#### [GIVEN EXERCISE]
Identify each line in the records below that contains the word "page", and copy it.

#### [DATA LISTING]
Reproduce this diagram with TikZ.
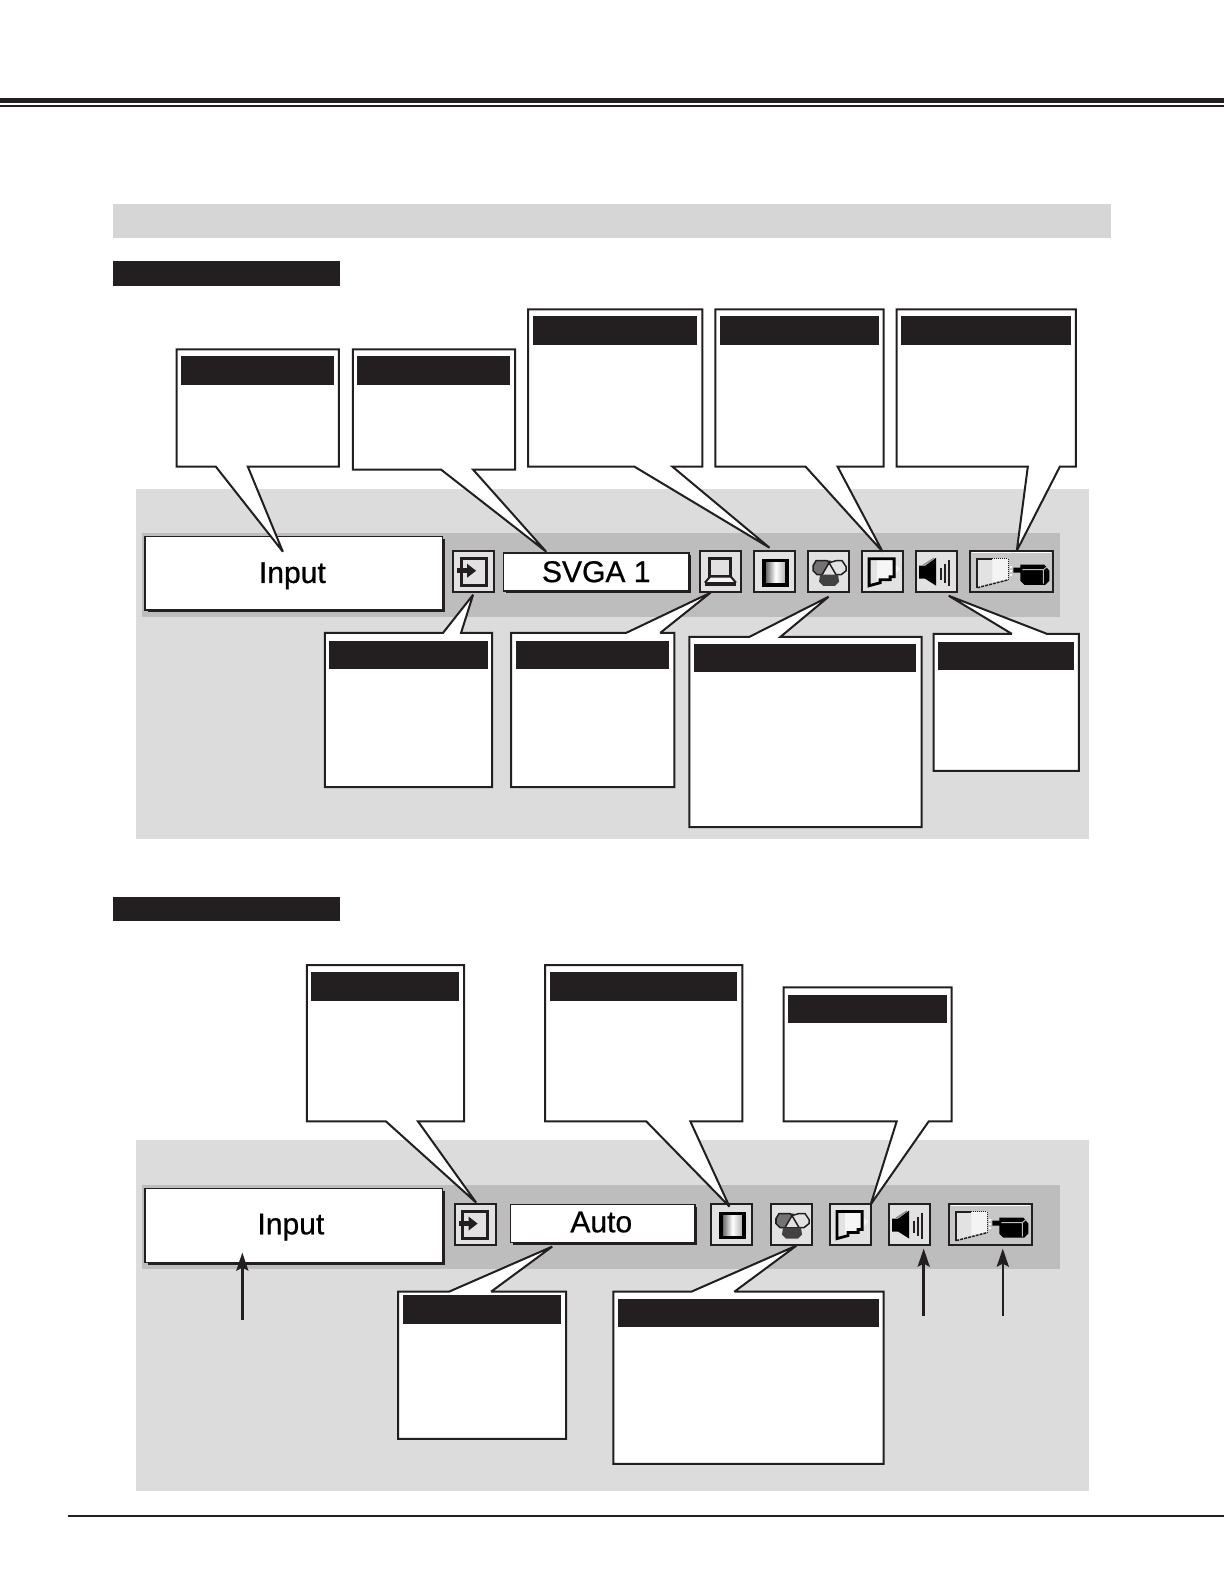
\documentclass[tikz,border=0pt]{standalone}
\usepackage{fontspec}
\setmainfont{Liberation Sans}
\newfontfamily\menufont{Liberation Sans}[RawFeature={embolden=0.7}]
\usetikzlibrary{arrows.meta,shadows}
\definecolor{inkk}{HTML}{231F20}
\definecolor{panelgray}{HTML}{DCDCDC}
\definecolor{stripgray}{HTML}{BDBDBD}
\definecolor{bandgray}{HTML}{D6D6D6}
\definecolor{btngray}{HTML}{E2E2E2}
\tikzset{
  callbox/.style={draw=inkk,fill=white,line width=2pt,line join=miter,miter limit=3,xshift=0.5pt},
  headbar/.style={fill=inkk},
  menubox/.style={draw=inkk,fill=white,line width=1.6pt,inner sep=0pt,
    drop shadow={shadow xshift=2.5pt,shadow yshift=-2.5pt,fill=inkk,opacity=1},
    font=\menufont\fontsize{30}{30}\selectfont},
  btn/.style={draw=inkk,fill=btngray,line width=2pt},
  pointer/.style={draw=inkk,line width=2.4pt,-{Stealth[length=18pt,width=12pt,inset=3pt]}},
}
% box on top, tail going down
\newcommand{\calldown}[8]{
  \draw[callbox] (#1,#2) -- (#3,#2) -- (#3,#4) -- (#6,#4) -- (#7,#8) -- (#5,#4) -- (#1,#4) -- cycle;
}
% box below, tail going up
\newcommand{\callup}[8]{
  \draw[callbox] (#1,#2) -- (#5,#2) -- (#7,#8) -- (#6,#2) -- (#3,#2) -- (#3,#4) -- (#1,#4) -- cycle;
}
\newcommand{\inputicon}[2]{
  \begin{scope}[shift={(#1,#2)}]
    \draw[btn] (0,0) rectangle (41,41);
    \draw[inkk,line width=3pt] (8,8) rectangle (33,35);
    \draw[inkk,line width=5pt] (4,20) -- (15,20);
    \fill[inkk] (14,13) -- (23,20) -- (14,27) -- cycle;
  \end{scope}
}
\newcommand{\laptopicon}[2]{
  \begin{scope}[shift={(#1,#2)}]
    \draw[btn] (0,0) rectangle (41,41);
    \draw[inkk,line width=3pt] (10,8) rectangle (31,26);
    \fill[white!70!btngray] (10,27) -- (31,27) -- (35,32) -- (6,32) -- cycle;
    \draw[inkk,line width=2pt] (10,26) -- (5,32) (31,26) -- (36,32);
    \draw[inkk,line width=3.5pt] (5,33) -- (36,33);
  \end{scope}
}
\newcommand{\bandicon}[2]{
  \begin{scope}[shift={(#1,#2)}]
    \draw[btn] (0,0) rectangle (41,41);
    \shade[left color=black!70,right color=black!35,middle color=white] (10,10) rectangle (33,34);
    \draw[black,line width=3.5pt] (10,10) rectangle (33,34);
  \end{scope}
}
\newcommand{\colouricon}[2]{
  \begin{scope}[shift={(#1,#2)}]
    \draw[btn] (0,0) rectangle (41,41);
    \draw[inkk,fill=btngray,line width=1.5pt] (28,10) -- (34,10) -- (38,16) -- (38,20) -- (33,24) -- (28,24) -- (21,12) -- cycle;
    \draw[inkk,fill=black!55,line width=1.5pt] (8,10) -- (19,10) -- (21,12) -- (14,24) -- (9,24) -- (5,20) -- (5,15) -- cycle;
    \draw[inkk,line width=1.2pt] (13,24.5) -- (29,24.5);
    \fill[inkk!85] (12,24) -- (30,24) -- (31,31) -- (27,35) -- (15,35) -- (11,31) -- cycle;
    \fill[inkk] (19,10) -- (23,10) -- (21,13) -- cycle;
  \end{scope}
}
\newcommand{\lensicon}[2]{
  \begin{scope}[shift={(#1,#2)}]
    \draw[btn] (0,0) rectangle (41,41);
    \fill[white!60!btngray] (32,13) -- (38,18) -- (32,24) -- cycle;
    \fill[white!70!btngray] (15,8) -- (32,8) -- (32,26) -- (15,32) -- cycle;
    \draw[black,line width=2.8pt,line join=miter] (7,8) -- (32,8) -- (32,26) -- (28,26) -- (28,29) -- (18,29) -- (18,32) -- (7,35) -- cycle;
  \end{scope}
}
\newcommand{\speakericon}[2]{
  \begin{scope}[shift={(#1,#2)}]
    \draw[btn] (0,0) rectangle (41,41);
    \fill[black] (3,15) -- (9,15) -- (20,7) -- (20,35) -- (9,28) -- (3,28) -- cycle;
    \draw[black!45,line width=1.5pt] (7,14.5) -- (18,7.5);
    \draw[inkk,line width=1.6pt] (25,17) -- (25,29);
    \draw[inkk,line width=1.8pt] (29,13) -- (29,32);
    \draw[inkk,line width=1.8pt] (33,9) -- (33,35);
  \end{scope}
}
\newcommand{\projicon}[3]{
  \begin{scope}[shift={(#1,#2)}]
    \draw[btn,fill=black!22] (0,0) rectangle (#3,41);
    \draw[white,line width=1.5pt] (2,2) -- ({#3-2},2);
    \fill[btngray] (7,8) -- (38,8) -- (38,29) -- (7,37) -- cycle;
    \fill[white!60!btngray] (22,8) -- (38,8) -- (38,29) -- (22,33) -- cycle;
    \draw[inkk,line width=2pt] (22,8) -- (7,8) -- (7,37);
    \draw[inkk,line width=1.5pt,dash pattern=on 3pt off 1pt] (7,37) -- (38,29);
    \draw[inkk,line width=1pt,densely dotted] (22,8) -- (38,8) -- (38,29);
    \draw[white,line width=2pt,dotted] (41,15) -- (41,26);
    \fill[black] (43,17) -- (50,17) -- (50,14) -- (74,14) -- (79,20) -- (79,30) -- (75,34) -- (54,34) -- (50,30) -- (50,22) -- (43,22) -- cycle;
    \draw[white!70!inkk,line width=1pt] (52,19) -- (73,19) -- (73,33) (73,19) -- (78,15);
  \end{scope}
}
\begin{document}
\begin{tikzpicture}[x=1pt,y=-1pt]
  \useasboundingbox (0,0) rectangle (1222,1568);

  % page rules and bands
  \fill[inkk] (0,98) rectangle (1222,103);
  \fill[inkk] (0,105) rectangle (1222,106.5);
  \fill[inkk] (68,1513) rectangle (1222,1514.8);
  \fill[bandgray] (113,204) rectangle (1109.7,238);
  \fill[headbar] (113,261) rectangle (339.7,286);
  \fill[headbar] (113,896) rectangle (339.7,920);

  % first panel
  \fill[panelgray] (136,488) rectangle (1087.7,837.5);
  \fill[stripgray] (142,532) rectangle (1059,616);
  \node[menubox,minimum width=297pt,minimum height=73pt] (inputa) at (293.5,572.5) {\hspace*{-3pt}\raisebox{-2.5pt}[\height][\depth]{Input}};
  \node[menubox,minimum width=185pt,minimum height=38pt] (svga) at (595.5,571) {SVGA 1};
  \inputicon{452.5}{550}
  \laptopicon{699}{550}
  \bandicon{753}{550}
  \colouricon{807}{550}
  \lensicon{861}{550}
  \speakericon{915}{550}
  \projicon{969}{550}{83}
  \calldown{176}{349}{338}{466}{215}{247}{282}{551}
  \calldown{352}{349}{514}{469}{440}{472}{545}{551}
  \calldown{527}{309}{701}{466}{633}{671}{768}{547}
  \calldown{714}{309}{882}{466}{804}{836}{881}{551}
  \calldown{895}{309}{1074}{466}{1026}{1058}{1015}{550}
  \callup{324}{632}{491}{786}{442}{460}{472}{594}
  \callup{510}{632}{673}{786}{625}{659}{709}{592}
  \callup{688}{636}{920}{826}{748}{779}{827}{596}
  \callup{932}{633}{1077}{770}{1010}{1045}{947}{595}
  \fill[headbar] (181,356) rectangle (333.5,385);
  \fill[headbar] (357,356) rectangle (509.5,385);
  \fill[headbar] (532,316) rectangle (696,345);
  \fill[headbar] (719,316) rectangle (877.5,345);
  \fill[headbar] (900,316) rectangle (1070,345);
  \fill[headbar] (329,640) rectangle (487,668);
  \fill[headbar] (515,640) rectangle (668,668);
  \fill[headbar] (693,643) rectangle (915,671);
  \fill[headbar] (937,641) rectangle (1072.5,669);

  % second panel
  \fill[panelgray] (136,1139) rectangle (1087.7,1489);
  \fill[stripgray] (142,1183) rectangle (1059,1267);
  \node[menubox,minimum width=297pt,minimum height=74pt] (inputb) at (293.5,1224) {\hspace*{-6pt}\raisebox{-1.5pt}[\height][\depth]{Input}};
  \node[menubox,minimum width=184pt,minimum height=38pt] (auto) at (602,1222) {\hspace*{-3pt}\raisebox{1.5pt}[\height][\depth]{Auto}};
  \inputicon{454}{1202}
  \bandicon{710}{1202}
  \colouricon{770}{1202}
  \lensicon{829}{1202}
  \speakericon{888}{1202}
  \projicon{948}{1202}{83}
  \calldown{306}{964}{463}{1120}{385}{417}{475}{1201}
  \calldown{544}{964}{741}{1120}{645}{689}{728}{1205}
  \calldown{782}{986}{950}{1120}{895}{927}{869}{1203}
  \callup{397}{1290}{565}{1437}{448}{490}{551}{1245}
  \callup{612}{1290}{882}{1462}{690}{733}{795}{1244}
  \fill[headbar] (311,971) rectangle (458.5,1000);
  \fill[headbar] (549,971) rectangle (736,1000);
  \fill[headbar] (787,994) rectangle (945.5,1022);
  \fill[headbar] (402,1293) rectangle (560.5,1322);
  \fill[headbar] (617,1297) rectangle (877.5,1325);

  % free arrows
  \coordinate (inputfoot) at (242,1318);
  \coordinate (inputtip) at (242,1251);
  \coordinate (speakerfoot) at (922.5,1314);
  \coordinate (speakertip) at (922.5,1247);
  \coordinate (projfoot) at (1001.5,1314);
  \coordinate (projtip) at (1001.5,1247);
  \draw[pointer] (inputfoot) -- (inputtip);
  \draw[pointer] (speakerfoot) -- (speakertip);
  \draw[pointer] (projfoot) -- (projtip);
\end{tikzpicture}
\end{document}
---
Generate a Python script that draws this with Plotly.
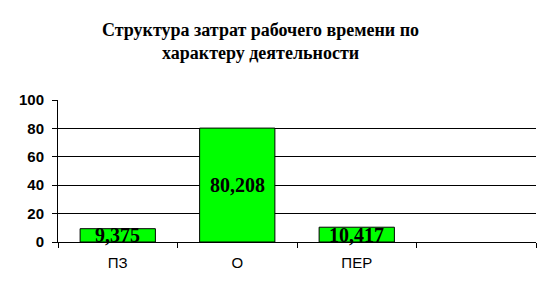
--
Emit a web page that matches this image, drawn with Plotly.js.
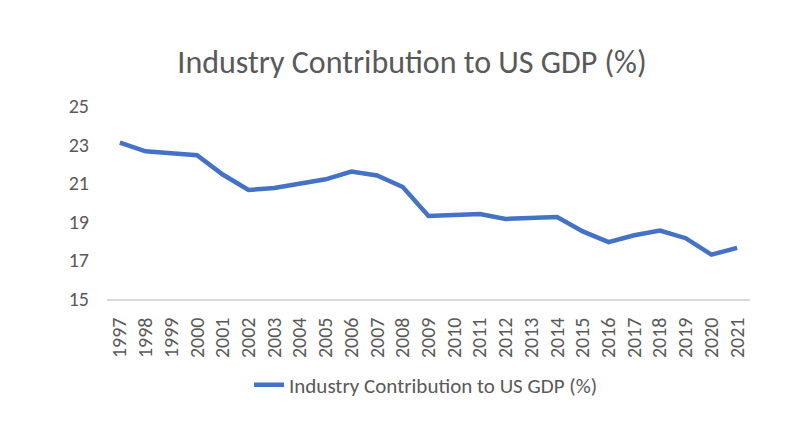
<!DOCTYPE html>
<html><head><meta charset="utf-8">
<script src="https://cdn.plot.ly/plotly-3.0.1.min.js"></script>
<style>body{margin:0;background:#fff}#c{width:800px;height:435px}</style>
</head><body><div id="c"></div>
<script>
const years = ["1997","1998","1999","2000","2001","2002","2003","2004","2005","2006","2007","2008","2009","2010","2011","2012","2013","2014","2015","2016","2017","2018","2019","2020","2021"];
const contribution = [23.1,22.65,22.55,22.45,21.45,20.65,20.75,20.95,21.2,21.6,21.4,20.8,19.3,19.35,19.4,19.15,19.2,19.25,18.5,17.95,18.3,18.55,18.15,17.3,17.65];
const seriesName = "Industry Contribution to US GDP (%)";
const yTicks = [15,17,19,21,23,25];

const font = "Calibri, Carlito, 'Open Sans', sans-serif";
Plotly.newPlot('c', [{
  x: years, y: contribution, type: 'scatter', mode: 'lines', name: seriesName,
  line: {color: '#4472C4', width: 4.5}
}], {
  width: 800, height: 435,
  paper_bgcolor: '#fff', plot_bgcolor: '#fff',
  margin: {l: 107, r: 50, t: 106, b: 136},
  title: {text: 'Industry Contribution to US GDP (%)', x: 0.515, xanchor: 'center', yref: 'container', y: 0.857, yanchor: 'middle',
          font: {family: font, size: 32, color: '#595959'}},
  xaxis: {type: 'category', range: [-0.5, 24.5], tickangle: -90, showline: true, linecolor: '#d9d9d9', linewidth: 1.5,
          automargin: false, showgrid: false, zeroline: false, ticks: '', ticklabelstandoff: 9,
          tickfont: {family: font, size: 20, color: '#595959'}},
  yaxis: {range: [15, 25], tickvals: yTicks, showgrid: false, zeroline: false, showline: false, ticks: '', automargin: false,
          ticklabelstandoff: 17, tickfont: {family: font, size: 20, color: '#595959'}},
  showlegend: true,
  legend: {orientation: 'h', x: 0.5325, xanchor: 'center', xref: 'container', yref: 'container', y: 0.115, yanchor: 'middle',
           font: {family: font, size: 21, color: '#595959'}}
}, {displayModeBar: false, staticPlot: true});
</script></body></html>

#### [OUTPUT FOR THIS TASK]
  % page rules and bands
Emit a web page that matches this image, drawn with Plotly.js.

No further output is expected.